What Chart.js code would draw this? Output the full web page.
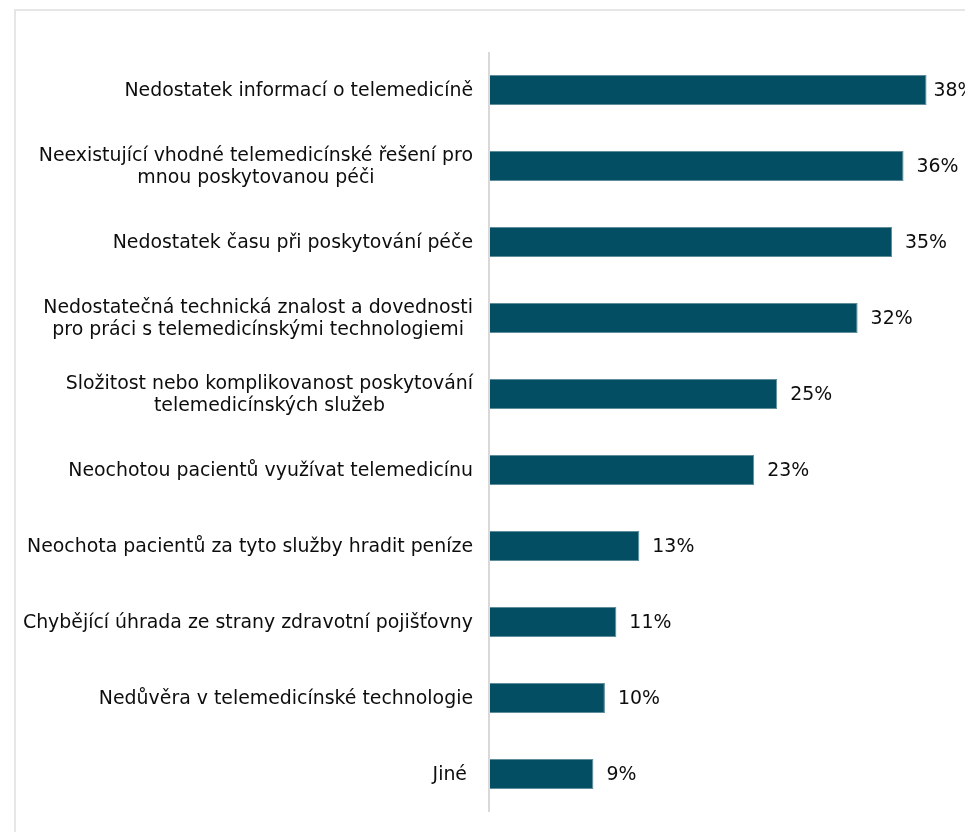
<!DOCTYPE html>
<html>
<head>
<meta charset="utf-8">
<script src="https://cdn.jsdelivr.net/npm/chart.js@4.4.0/dist/chart.umd.min.js"></script>
<style>
  html, body { margin: 0; padding: 0; background: #fff; overflow: hidden; }
  #frame {
    position: absolute; left: 14px; top: 9px; width: 1000px; height: 900px;
    border-left: 2px solid #e6e6e6; border-top: 2px solid #e6e6e6;
  }
  #chart { position: absolute; left: 0; top: 0; }
</style>
</head>
<body>
<div id="frame"></div>
<canvas id="chart" width="965" height="832"></canvas>
<script>
// reasons for not using telemedicine, share of respondents (%)
const categories = [
  ['Nedostatek informací o telemedicíně'],
  ['Neexistující vhodné telemedicínské řešení pro', 'mnou poskytovanou péči'],
  ['Nedostatek času při poskytování péče'],
  ['Nedostatečná technická znalost a dovednosti', 'pro práci s telemedicínskými technologiemi'],
  ['Složitost nebo komplikovanost poskytování', 'telemedicínských služeb'],
  ['Neochotou pacientů využívat telemedicínu'],
  ['Neochota pacientů za tyto služby hradit peníze'],
  ['Chybějící úhrada ze strany zdravotní pojišťovny'],
  ['Nedůvěra v telemedicínské technologie'],
  ['Jiné ']
];
const values = [38, 36, 35, 32, 25, 23, 13, 11, 10, 9];

const FONT = '18.9px "DejaVu Sans", Verdana, sans-serif';

// category labels, value labels and the vertical axis line
const labelsPlugin = {
  id: 'labels',
  afterDraw(chart) {
    const ctx = chart.ctx;
    const area = chart.chartArea;
    const y = chart.scales.y;
    ctx.save();

    ctx.strokeStyle = '#d9d9d9';
    ctx.lineWidth = 2;
    ctx.beginPath();
    ctx.moveTo(area.left - 1, area.top);
    ctx.lineTo(area.left - 1, area.bottom);
    ctx.stroke();

    ctx.font = FONT;
    ctx.fillStyle = '#0d0d0d';
    ctx.textBaseline = 'middle';
    const lineH = 21.5;
    categories.forEach((lines, i) => {
      const cy = y.getPixelForValue(i);
      const w = Math.max(...lines.map(l => ctx.measureText(l).width));
      const cx = area.left - 17 - w / 2;
      ctx.textAlign = 'center';
      lines.forEach((l, k) => {
        ctx.fillText(l, cx, cy + 1 + (k - (lines.length - 1) / 2) * lineH);
      });
    });

    const meta = chart.getDatasetMeta(0);
    ctx.textAlign = 'left';
    meta.data.forEach((bar, i) => {
      // keep the label of the longest bar a bit closer so it fits
      const gap = bar.x + 13 + 30 > chart.width ? 7 : 13;
      ctx.fillText(values[i] + '%', bar.x + gap, bar.y + 1);
    });
    ctx.restore();
  }
};

new Chart(document.getElementById('chart'), {
  type: 'bar',
  data: {
    labels: categories,
    datasets: [{
      data: values,
      backgroundColor: '#034e63',
      borderColor: '#5f8d9c',
      borderWidth: 1,
      borderSkipped: 'start',
      barPercentage: 0.395,
      categoryPercentage: 1
    }]
  },
  options: {
    indexAxis: 'y',
    responsive: false,
    animation: false,
    layout: { padding: { left: 490, top: 52, bottom: 20, right: 4 } },
    plugins: { legend: { display: false }, tooltip: { enabled: false } },
    scales: {
      x: { display: false, min: 0, max: 41 },
      y: { display: false }
    }
  },
  plugins: [labelsPlugin]
});
</script>
</body>
</html>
===
Output the data above without changes, apart from leaving out the pictures.

What Chart.js code would draw this? Output the full web page.
<!DOCTYPE html>
<html>
<head>
<meta charset="utf-8">
<script src="https://cdn.jsdelivr.net/npm/chart.js@4.4.0/dist/chart.umd.min.js"></script>
<style>
  html, body { margin: 0; padding: 0; background: #fff; overflow: hidden; }
  #frame {
    position: absolute; left: 14px; top: 9px; width: 1000px; height: 900px;
    border-left: 2px solid #e6e6e6; border-top: 2px solid #e6e6e6;
  }
  #chart { position: absolute; left: 0; top: 0; }
</style>
</head>
<body>
<div id="frame"></div>
<canvas id="chart" width="965" height="832"></canvas>
<script>
// reasons for not using telemedicine, share of respondents (%)
const categories = [
  ['Nedostatek informací o telemedicíně'],
  ['Neexistující vhodné telemedicínské řešení pro', 'mnou poskytovanou péči'],
  ['Nedostatek času při poskytování péče'],
  ['Nedostatečná technická znalost a dovednosti', 'pro práci s telemedicínskými technologiemi'],
  ['Složitost nebo komplikovanost poskytování', 'telemedicínských služeb'],
  ['Neochotou pacientů využívat telemedicínu'],
  ['Neochota pacientů za tyto služby hradit peníze'],
  ['Chybějící úhrada ze strany zdravotní pojišťovny'],
  ['Nedůvěra v telemedicínské technologie'],
  ['Jiné ']
];
const values = [38, 36, 35, 32, 25, 23, 13, 11, 10, 9];

const FONT = '18.9px "DejaVu Sans", Verdana, sans-serif';

// category labels, value labels and the vertical axis line
const labelsPlugin = {
  id: 'labels',
  afterDraw(chart) {
    const ctx = chart.ctx;
    const area = chart.chartArea;
    const y = chart.scales.y;
    ctx.save();

    ctx.strokeStyle = '#d9d9d9';
    ctx.lineWidth = 2;
    ctx.beginPath();
    ctx.moveTo(area.left - 1, area.top);
    ctx.lineTo(area.left - 1, area.bottom);
    ctx.stroke();

    ctx.font = FONT;
    ctx.fillStyle = '#0d0d0d';
    ctx.textBaseline = 'middle';
    const lineH = 21.5;
    categories.forEach((lines, i) => {
      const cy = y.getPixelForValue(i);
      const w = Math.max(...lines.map(l => ctx.measureText(l).width));
      const cx = area.left - 17 - w / 2;
      ctx.textAlign = 'center';
      lines.forEach((l, k) => {
        ctx.fillText(l, cx, cy + 1 + (k - (lines.length - 1) / 2) * lineH);
      });
    });

    const meta = chart.getDatasetMeta(0);
    ctx.textAlign = 'left';
    meta.data.forEach((bar, i) => {
      // keep the label of the longest bar a bit closer so it fits
      const gap = bar.x + 13 + 30 > chart.width ? 7 : 13;
      ctx.fillText(values[i] + '%', bar.x + gap, bar.y + 1);
    });
    ctx.restore();
  }
};

new Chart(document.getElementById('chart'), {
  type: 'bar',
  data: {
    labels: categories,
    datasets: [{
      data: values,
      backgroundColor: '#034e63',
      borderColor: '#5f8d9c',
      borderWidth: 1,
      borderSkipped: 'start',
      barPercentage: 0.395,
      categoryPercentage: 1
    }]
  },
  options: {
    indexAxis: 'y',
    responsive: false,
    animation: false,
    layout: { padding: { left: 490, top: 52, bottom: 20, right: 4 } },
    plugins: { legend: { display: false }, tooltip: { enabled: false } },
    scales: {
      x: { display: false, min: 0, max: 41 },
      y: { display: false }
    }
  },
  plugins: [labelsPlugin]
});
</script>
</body>
</html>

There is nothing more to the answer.